You guys show me me a small town in OK on January 29 and I show you the northern hemisphere for the whole month. Then you guys show me Arctic ice on December 30 2008 and I show you ice records going back decades. AND YOU CALL ME THE CHERRY PICKER??!!

February 14, 2011 8:09 pm

drewski,
Respond to my comment – not to something else. That’s called a “strawman” argument, and it logically fails.
I was commenting on your “Skeptical” Pseudo-science links. They’re all cherry-picked. Just like the alarming red maps I linked to; they’re cherry-picked deception, too. It’s all just a bunch of alarmist anti-science; PNS if you like.

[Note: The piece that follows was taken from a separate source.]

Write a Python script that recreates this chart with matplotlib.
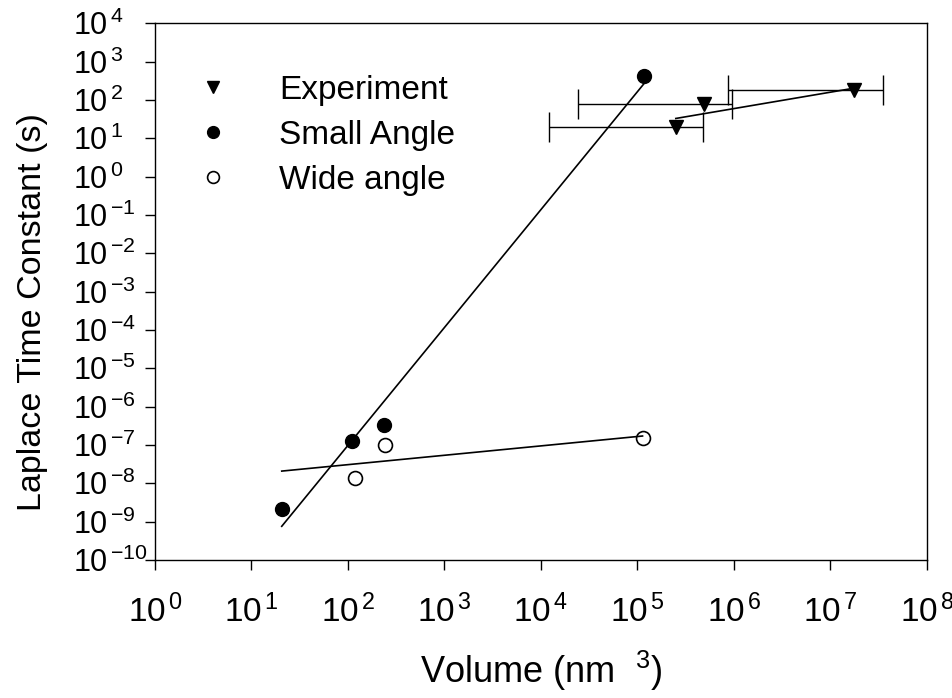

If it wasn’t for pseudo-science, logical fallacies, projection and cherry-picking, the alarmist contingent wouldn’t have anything to say.
Try to show us any putative global harm due specifically to CO2. That is what the entire debate is about. The fact that the null hypothesis shows that there has been no global damage due to the rise in a harmless, beneficial trace gas simply debunks all the CAGW nonsense the alarmist crowd believes in.